— Start of Task material —

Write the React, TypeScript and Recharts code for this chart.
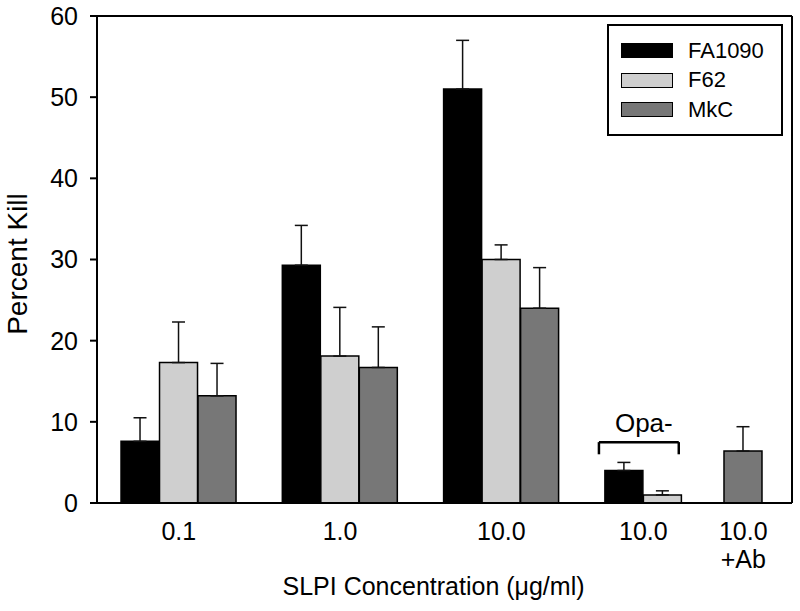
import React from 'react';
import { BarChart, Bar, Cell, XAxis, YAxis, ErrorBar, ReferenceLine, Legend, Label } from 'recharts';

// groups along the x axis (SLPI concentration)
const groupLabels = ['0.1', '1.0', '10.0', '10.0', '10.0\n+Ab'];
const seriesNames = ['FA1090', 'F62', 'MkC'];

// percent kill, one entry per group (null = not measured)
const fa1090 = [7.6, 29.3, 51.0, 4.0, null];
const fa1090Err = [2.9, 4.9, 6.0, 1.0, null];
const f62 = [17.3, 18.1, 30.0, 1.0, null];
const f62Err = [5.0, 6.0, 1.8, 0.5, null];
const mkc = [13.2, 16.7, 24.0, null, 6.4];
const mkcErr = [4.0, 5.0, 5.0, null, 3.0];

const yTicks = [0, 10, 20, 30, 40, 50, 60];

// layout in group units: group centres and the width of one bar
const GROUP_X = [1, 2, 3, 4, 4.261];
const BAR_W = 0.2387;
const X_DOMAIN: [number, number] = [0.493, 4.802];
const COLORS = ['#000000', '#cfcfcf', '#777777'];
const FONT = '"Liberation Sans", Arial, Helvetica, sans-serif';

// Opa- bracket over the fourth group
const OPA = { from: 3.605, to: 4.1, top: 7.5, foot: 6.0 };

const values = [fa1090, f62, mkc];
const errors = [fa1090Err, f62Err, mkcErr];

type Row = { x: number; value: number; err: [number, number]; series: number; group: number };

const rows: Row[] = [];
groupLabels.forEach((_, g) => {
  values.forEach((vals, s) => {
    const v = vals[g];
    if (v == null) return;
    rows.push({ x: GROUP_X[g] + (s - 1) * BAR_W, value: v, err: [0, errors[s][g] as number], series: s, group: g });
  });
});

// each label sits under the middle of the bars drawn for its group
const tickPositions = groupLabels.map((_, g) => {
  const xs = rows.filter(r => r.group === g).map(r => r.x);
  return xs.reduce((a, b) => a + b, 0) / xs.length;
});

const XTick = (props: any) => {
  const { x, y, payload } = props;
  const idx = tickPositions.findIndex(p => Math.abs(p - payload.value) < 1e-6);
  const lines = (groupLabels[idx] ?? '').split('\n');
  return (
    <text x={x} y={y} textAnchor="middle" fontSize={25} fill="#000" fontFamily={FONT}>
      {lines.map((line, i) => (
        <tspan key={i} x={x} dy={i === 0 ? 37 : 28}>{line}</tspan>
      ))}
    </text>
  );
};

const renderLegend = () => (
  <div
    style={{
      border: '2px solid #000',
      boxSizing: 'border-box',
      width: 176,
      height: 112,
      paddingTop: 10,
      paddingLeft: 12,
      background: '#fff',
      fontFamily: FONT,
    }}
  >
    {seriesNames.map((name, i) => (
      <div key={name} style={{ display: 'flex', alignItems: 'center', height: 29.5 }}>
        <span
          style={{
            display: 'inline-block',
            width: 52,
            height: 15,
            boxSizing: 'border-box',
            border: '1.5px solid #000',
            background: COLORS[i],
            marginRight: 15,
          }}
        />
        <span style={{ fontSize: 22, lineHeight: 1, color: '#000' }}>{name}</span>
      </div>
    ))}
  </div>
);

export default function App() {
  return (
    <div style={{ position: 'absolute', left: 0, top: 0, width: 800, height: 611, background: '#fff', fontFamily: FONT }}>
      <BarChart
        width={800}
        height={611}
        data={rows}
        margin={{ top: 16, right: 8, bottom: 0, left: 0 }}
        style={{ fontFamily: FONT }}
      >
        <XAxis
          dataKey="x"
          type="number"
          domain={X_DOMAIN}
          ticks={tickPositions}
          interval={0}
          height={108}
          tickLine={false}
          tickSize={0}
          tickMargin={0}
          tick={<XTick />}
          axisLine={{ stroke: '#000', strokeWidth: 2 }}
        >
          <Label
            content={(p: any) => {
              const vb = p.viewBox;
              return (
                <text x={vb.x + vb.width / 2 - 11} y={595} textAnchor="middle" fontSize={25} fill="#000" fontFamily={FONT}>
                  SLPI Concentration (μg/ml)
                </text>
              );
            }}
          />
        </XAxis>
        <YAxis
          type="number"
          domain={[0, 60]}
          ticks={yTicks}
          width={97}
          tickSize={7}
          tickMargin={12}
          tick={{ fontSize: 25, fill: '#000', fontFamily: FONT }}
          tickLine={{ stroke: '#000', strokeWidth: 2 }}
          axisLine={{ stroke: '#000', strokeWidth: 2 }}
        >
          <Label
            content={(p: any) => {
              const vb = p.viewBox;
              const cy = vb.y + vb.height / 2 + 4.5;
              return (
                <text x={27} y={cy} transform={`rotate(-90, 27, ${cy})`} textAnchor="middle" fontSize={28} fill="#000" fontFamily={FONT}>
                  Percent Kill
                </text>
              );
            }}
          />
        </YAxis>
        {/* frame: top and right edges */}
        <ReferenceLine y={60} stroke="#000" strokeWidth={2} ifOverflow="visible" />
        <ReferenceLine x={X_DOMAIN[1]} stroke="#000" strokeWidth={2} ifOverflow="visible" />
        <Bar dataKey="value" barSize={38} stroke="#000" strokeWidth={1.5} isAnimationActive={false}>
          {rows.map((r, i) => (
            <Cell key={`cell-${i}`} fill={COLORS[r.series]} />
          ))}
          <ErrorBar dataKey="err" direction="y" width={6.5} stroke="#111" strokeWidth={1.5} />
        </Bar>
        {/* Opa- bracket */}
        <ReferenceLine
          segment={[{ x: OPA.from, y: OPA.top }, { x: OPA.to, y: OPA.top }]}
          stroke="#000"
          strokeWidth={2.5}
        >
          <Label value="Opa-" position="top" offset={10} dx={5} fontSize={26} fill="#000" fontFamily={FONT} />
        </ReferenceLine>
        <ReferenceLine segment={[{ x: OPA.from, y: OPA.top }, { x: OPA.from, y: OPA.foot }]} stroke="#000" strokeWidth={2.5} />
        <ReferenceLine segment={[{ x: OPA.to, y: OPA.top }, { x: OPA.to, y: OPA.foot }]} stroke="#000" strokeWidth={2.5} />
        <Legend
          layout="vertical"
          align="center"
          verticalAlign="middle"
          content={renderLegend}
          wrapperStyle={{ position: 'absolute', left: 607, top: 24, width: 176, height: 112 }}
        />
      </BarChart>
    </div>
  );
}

— End of Task material —
— Start of Task material —

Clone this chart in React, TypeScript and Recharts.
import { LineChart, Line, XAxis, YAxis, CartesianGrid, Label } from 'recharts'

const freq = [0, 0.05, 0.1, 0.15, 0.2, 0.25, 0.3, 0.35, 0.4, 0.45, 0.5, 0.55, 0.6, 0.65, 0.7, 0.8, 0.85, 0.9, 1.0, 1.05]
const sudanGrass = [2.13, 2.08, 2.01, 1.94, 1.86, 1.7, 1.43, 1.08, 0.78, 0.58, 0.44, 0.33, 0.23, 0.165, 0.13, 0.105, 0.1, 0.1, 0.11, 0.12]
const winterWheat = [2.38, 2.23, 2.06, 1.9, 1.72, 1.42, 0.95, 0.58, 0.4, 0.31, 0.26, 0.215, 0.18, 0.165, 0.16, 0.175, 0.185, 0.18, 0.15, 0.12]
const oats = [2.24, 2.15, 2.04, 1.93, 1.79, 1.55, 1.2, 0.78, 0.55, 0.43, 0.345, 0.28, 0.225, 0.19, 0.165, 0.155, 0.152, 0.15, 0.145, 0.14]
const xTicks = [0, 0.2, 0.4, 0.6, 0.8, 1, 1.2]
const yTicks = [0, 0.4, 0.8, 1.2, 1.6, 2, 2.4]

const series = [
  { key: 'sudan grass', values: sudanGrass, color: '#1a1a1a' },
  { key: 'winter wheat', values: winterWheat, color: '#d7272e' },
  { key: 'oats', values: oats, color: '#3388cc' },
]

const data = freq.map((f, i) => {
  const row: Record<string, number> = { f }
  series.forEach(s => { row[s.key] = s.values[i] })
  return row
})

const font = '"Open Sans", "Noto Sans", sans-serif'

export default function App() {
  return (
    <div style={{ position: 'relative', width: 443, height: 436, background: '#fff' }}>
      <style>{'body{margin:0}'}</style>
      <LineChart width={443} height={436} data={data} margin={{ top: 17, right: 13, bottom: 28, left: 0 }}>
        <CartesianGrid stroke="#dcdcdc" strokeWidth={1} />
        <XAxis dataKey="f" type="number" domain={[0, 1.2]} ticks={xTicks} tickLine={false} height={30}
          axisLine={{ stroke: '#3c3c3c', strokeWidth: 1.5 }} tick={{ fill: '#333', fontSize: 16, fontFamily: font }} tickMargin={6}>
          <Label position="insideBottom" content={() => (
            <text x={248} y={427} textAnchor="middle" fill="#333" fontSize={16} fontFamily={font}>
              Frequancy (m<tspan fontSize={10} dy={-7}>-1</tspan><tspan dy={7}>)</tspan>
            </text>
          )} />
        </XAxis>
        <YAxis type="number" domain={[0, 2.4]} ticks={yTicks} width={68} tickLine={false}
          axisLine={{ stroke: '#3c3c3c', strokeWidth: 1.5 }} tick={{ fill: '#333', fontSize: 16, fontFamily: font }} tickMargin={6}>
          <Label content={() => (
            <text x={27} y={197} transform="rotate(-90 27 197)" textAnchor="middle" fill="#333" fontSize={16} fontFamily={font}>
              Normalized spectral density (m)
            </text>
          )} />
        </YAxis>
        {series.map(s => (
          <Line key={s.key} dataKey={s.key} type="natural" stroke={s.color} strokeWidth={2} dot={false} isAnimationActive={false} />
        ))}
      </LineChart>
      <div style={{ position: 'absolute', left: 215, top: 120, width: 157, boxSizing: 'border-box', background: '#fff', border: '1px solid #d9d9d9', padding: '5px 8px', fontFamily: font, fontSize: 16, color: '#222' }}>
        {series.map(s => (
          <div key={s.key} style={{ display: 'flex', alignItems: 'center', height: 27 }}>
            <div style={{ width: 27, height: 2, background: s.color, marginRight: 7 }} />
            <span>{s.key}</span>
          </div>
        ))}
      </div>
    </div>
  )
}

— End of Task material —
— Start of Task material —

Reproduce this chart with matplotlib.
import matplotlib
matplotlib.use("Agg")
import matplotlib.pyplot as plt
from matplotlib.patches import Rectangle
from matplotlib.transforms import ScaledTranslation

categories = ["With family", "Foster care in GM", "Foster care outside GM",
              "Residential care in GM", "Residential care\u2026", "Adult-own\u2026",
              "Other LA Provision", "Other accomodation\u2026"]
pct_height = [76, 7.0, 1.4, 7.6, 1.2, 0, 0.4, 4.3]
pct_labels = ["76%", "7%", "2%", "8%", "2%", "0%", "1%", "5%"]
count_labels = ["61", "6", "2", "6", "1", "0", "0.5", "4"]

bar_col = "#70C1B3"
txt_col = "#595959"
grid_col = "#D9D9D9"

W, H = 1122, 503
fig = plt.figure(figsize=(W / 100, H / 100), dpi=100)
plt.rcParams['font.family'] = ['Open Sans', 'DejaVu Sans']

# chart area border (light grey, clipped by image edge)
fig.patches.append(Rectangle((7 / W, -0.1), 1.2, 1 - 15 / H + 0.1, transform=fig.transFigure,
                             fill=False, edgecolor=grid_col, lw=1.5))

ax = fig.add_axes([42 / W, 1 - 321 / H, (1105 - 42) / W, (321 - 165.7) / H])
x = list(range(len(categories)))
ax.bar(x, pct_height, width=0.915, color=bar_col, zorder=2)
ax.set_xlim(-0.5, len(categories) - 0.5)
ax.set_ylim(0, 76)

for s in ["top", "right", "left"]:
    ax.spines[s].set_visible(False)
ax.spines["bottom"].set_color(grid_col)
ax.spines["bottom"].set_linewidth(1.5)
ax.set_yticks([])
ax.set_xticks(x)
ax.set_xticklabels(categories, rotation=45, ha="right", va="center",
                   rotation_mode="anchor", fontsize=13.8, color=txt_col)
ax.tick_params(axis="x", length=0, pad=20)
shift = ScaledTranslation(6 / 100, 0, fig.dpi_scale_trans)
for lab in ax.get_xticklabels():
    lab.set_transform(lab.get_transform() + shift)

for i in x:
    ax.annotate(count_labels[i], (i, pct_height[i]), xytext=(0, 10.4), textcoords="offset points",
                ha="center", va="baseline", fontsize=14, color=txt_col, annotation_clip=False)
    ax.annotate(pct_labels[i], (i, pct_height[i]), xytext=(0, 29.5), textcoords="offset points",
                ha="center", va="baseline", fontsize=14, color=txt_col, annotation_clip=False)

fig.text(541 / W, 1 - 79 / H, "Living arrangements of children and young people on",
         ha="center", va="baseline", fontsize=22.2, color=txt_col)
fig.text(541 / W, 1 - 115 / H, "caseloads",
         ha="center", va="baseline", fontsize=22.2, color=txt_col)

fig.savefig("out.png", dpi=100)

— End of Task material —

> [Exercise] Begin with the line containing "Clone this chart", end with the line containing "YAxis, CartesianGrid, Label", and transcribe exactly every line in that span, with nothing added.

> [Task output]
Clone this chart in React, TypeScript and Recharts.
import { LineChart, Line, XAxis, YAxis, CartesianGrid, Label } from 'recharts'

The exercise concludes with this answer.